Applying this four-step matrix could streamline judicial reasoning while preserving flexibility for fact-intensive inquiries.

Conclusion

The jurisprudence on “standing timber, growing crops and grass” illustrates the Indian legal system’s capacity to meld statutory text, common-law doctrine, and economic logic. While the legislative exclusions appear stark, the courts have wisely infused them with functional criteria centred on readiness for severance and expectation of further growth. Shrimati Shantabai remains the doctrinal fulcrum, but later High Court pronouncements have enriched the analytical toolkit.

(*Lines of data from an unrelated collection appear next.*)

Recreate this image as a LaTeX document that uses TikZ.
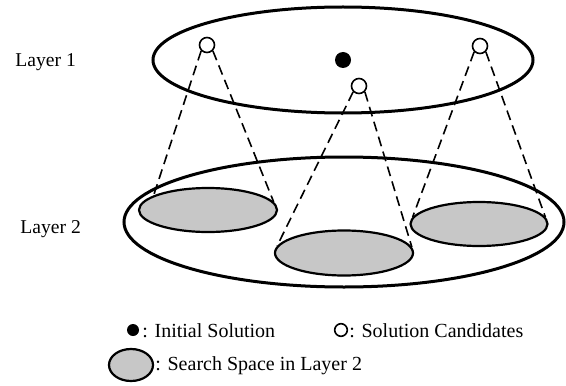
\documentclass[tikz,border=0pt]{standalone}
\usepackage{fontspec}
\setmainfont{Liberation Serif}
\usetikzlibrary{shapes.geometric}
\begin{document}
\begin{tikzpicture}[x=0.5pt,y=-0.5pt,
  layer/.style={ellipse,draw,line width=1.5pt,inner sep=0pt},
  space/.style={ellipse,draw,line width=1.1pt,fill=black!22,inner sep=0pt,
    minimum width=69pt,minimum height=22pt},
  cand/.style={circle,draw,line width=0.8pt,fill=white,inner sep=0pt,minimum size=7.5pt},
  init/.style={circle,fill=black,inner sep=0pt,minimum size=8pt},
  link/.style={line width=0.8pt,dash pattern=on 5pt off 2.8pt},
  lbl/.style={inner sep=0pt,anchor=base west,font=\fontsize{9.8pt}{11pt}\selectfont},
  leg/.style={inner sep=0pt,anchor=base west,font=\fontsize{10pt}{12pt}\selectfont}]
\useasboundingbox (0,0) rectangle (566,385);

% layer labels
\node[lbl] (l1) at (15,67) {Layer 1};
\node[lbl] (l2) at (20,233) {Layer 2};

% the two layers
\node[layer,minimum width=190pt,minimum height=53pt] (top) at (343,60) {};
\node[layer,minimum width=220pt,minimum height=65pt] (bot) at (344,222) {};

% search spaces in layer 2
\node[space] (s1) at (208,210) {};
\node[space,minimum height=22.5pt] (s2) at (344,253) {};
\node[space,minimum width=68.5pt] (s3) at (479,224) {};

% initial solution and candidates in layer 1
\node[init] (ini) at (343,60) {};
\node[cand] (c1) at (207,45) {};
\node[cand] (c2) at (359,86) {};
\node[cand] (c3) at (480,46) {};

% projection cones
\draw[link] (c1.south west) -- (s1.165);
\draw[link] (c1.south east) -- (s1.7);
\draw[link] (c2.south west) -- (s2.174);
\draw[link] (c2.south east) -- (s2.5);
\draw[link] (c3.south west) -- (s3.174);
\draw[link] (c3.south east) -- (s3.6);

% legend
\node[init,minimum size=6pt] (kini) at (133,330) {};
\node[leg] (tini) at (142,337) {: Initial Solution};
\node[cand,minimum size=6.3pt] (kcand) at (341,330) {};
\node[leg] (tcand) at (349,337) {: Solution Candidates};
\node[space,minimum width=22pt,minimum height=16pt] (kspace) at (131,365) {};
\node[leg] (tspace) at (155,370) {: Search Space in Layer 2};
\end{tikzpicture}
\end{document}
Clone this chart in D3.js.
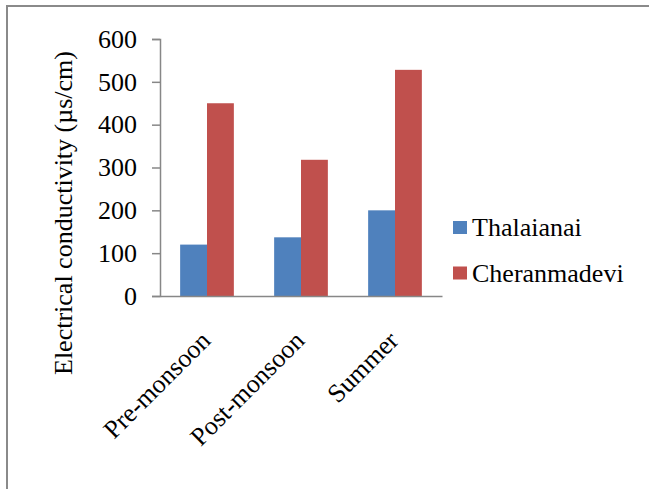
<!DOCTYPE html>
<html>
<head>
<meta charset="utf-8">
<script src="https://cdn.jsdelivr.net/npm/d3@7"></script>
<style>
  html, body { margin: 0; padding: 0; background: #fff; }
  svg { display: block; }
</style>
</head>
<body>
<svg id="chart" width="649" height="489"></svg>
<script>
const categories = ["Pre-monsoon", "Post-monsoon", "Summer"];
const seriesNames = ["Thalaianai", "Cheranmadevi"];
const thalaianai = [120, 137, 200];
const cheranmadevi = [450, 318, 528];
const yTicks = [0, 100, 200, 300, 400, 500, 600];
const colors = ["#4F81BD", "#C0504D"];
const yTitle = "Electrical conductivity (µs/cm)";

(function () {
const FONT = '"Liberation Serif"';
const FS = 26;
const svg = d3.select("#chart");

// outer border (clipped on right/bottom)
svg.append("rect").attr("x", 7).attr("y", 6).attr("width", 700).attr("height", 600)
  .attr("fill", "none").attr("stroke", "#8a8a8a").attr("stroke-width", 2);

const mLeft = 160, mRight = 442, mTop = 39, mBottom = 296;
const x0 = d3.scaleBand().domain(categories).range([mLeft, mRight]).paddingInner(0).paddingOuter(0);
const x1 = d3.scaleBand().domain(seriesNames).range([0, x0.bandwidth()]).paddingInner(0).paddingOuter(0.75);
const y = d3.scaleLinear().domain([0, 600]).range([mBottom, mTop]);

const data = categories.map((c, i) => ({cat: c, vals: [thalaianai[i], cheranmadevi[i]]}));

const g = svg.append("g");
const groups = g.selectAll("g.cat").data(data).join("g")
  .attr("transform", d => `translate(${x0(d.cat)},0)`);
groups.selectAll("rect").data(d => d.vals.map((v, j) => ({name: seriesNames[j], v, j})))
  .join("rect")
  .attr("x", d => x1(d.name))
  .attr("y", d => y(d.v))
  .attr("width", x1.bandwidth())
  .attr("height", d => y(0) - y(d.v))
  .attr("fill", d => colors[d.j]);

// y axis
const yAxis = d3.axisLeft(y).tickValues(yTicks).tickSize(8).tickPadding(15).tickFormat(d3.format("d"));
const ya = svg.append("g").attr("transform", `translate(${mLeft},0)`).call(yAxis);
ya.select(".domain").attr("stroke", "#878787").attr("stroke-width", 1.5);
ya.selectAll(".tick line").attr("stroke", "#878787").attr("stroke-width", 1.5);
ya.selectAll(".tick text").style("font-family", FONT).style("font-size", FS + "px").attr("fill", "#000");

// x axis
const xAxis = d3.axisBottom(x0).tickSize(0).tickFormat("");
const xa = svg.append("g").attr("transform", `translate(0,${mBottom})`).call(xAxis);
xa.select(".domain").attr("stroke", "#878787").attr("stroke-width", 1.5);

// category labels rotated
svg.append("g").selectAll("text").data(categories).join("text")
  .attr("transform", d => `translate(${x0(d) + x0.bandwidth()/2 + 5},${mBottom + 46}) rotate(-45)`)
  .attr("text-anchor", "end")
  .style("font-family", FONT).style("font-size", FS + "px")
  .text(d => d);

// y title
svg.append("text")
  .attr("transform", `translate(72,213) rotate(-90)`)
  .attr("text-anchor", "middle")
  .style("font-family", FONT).style("font-size", FS + "px")
  .text(yTitle);

// legend
const leg = svg.append("g").selectAll("g").data(seriesNames).join("g")
  .attr("transform", (d, i) => `translate(453,${221 + i * 45.5})`);
leg.append("rect").attr("width", 14).attr("height", 13).attr("fill", (d, i) => colors[i]);
leg.append("text").attr("x", 19).attr("y", 15)
  .style("font-family", FONT).style("font-size", FS + "px").text(d => d);
})();
</script>
</body>
</html>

Future disputes—especially those involving novel forestry and carbon-centric transactions—can be resolved within the existing framework, provided courts adhere to an evidence-based application of the readiness, temporal, and benefit tests. Ultimately, clarity in classification not only furthers transactional certainty but also upholds the integrity of India’s registration regime and its attendant public-notice function.

Footnotes

  1. Shrimati Shantabai v. State of Bombay, AIR 1958 SC 532.
  2. Transfer of Property Act, 1882, s. 3 (definition clause).
  3. Registration Act, 1908, s. 2(6).
  4. General Clauses Act, 1897, s. 3(26).
  5. Marshall v. Green (1875) 1 CPD 35.
  6. Seeni Chettiar v. Santhanathan Chettiar, (1897) 6 Mad LJ 281.
  7. District Board, Banaras v. Ghuhi Rai, AIR 1956 All 680.
  8. Joseph v. Joseph Annamma, 1979 KLT 21.
  9. Ashloke Singh v. Bodha Ganderi, 1925 SCC OnLine Pat 113.
  10. Tarajan Tea Co. Pvt. Ltd. v. CIT, (1993) 200 ITR 558 (Gau).
  11. Pathumuthumma v. Khaja Moideen, 2019 SCC OnLine Ker 1555.
  12. Jagdish v. Mangal Pandey, AIR 1986 All 137.
  13. Mineral Area Development Authority v. SAIL, 2024 SCC OnLine SC 123.